Krugman: Has Trumphoria finally hit a wall?

President Donald Trump listens during a meeting with law enforcement officials on the MS-13 street gang and border security, in the Cabinet Room of the White House, Tuesday, Feb. 6, 2018, in Washington. (AP Photo/Evan Vucci)
President Donald Trump listens during a meeting with law enforcement officials on the MS-13 street gang and border security, in the Cabinet Room of the White House, Tuesday, Feb. 6, 2018, in Washington. (AP Photo/Evan Vucci)

When talking about stock markets, there are three rules you have to remember. First, the stock market is not the economy. Second, the stock market is not the economy. Third, the stock market is not the economy.

So the market plunge of the past few days might mean nothing at all.

On one side, don't assume that there was a good reason for the slide. When stocks crashed in 1987, economist Robert Shiller carried out a real-time survey of investor motivations; it turned out that the crash was essentially a pure self-fulfilling panic. People weren't selling because some news item caused them to revise their views about stock values; they sold because they saw that other people were selling.

And on the other side, don't assume that the stock price decline tells us much about the economic future, either. The great economist Paul Samuelson famously quipped that the stock market had predicted nine of the past five recessions. That 1987 crash, for example, was followed not by a recession, but by solid growth.

What the data say is that at the very least America is heading for a downshift in its growth rate; the available evidence suggests that growth over the next decade will be something like 1.5 percent a year, not the 3 percent Donald Trump and his minions keep promising.

About that plummet: If there was any news item behind it, it was Friday's employment report, which showed a significant although not huge rise in wages.
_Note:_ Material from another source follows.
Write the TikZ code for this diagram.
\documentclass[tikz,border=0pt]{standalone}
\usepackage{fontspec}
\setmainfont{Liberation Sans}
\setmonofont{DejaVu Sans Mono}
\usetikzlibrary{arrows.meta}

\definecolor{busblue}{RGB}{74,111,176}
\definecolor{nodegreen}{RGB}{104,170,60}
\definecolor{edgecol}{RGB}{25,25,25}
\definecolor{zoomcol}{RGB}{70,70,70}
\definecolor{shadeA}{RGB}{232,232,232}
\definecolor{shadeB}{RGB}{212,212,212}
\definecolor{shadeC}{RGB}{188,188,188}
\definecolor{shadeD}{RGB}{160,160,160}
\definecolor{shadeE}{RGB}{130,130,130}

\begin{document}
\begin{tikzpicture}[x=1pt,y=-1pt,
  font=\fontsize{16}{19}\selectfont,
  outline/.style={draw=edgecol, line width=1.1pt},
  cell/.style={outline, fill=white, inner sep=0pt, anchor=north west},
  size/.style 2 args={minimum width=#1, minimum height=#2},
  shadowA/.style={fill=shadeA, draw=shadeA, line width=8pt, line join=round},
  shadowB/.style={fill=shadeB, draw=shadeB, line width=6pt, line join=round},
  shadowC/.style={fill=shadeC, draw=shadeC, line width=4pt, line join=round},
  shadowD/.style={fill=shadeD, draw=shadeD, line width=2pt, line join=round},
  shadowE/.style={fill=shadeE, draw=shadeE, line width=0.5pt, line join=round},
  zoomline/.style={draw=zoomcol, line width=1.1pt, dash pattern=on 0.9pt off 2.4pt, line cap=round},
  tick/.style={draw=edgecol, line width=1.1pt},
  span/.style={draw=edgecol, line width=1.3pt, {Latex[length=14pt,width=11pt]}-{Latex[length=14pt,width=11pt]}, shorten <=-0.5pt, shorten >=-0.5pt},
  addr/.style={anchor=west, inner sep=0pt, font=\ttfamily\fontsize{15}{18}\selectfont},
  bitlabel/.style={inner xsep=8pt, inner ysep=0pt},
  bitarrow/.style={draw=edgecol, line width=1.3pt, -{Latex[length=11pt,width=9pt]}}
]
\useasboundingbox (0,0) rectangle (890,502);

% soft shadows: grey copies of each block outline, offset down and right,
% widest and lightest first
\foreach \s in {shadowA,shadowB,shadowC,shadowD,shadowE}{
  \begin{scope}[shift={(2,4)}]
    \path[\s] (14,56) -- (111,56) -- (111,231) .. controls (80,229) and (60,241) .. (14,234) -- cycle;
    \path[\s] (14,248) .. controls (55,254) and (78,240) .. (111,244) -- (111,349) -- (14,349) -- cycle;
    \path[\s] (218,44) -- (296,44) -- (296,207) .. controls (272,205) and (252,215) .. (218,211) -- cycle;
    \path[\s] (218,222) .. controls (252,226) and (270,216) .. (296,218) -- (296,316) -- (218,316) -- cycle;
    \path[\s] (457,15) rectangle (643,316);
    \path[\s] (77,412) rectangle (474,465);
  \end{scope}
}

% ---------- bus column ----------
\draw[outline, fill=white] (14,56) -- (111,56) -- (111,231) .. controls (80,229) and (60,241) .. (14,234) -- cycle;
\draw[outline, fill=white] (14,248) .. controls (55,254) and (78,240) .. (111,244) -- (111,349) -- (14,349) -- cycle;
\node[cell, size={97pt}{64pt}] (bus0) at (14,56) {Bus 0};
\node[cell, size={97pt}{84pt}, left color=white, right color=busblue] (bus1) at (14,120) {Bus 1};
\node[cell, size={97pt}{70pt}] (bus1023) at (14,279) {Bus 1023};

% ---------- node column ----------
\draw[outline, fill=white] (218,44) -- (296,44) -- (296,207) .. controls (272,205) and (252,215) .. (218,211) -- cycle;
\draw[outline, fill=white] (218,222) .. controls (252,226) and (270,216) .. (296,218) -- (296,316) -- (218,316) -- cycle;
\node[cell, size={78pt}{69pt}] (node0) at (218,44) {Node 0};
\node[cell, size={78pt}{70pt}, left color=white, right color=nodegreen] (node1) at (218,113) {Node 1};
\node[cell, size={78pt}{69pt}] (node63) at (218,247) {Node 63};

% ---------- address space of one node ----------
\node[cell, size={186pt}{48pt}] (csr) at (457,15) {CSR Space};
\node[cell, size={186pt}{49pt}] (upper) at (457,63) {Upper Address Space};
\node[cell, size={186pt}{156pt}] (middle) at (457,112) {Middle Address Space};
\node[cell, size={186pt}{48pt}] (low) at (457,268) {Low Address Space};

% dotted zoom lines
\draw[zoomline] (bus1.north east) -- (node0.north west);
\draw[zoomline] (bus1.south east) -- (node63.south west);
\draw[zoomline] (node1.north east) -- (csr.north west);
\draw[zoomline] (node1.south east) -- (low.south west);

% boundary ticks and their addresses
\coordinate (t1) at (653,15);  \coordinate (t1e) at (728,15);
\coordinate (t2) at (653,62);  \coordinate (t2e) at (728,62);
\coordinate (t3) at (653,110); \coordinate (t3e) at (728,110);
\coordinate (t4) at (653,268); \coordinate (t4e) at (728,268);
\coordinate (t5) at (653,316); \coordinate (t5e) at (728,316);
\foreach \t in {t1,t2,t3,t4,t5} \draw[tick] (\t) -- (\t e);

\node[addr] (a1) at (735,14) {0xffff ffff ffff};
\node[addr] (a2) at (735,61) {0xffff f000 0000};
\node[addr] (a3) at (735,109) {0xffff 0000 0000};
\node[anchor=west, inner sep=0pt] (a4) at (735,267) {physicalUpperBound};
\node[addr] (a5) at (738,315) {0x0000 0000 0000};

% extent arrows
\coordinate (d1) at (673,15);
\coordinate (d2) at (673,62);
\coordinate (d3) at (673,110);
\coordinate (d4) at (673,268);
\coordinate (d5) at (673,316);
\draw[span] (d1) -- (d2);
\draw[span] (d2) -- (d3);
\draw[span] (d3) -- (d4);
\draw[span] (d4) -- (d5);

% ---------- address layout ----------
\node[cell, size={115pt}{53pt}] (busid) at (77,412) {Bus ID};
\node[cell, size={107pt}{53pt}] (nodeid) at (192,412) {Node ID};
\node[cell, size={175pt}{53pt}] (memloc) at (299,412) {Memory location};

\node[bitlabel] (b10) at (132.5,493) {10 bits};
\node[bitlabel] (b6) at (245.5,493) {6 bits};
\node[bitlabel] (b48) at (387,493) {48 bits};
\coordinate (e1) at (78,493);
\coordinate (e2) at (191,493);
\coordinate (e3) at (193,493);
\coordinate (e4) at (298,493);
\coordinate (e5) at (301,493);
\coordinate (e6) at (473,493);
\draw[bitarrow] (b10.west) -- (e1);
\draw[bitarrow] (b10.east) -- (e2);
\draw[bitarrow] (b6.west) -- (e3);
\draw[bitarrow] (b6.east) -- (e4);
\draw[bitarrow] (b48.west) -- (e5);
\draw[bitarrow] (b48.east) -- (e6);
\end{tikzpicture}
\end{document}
Now, rising wages are a good thing.

But we're now seeing fairly strong evidence that the U.S. economy is nearing full employment. That is only part of the story. There's also the growing willingness of workers to quit their jobs, something they don't do unless they're confident of finding new employment. And now wages are finally rising.

Again, this is all good news. But it does mean that future U.S. growth can't come from putting the unemployed back to work. It has to come either from growth in the pool of potential workers or from rising productivity, that is, more output per worker.

Yet with baby boomers retiring, growth in the U.S. working-age population, especially in prime working years, has slowed to a crawl, while productivity growth has been disappointing. Together, these factors suggest an economy likely to grow only half as fast as Trump promises.

But should we be worried about something worse than a mere downshift in growth?

Well, asset prices do look high: A widely used gauge of stock valuations puts them at a 15-year high, while a conceptually similar measure says that housing prices have retraced a bit less than half the rise that culminated in the great housing bust.

Individually, these numbers aren't that alarming: Stocks, as I said, don't look nearly as overvalued as they did in 2000, housing not nearly as overvalued as it was in 2006. On the other hand, this time both markets look overvalued at the same time.

And if asset prices take a hit, we might expect consumers - who have been spending heavily and saving very little - to pull back.

Still, all of this would be manageable if key policymakers could be counted on to act effectively. Which is where I get worried.

It's surely not a good thing that Trump got rid of one of the most distinguished Federal Reserve chairs in history just before markets started to flash some warning signs.

Meanwhile, the current secretary of the Treasury - who declared of Davos, "I don't think it's a hangout for globalists" - may be the least distinguished, least informed individual ever to hold that position.

So are we heading for trouble? Too soon to tell. But if we are, rest assured that we'll have the worst possible people on the case.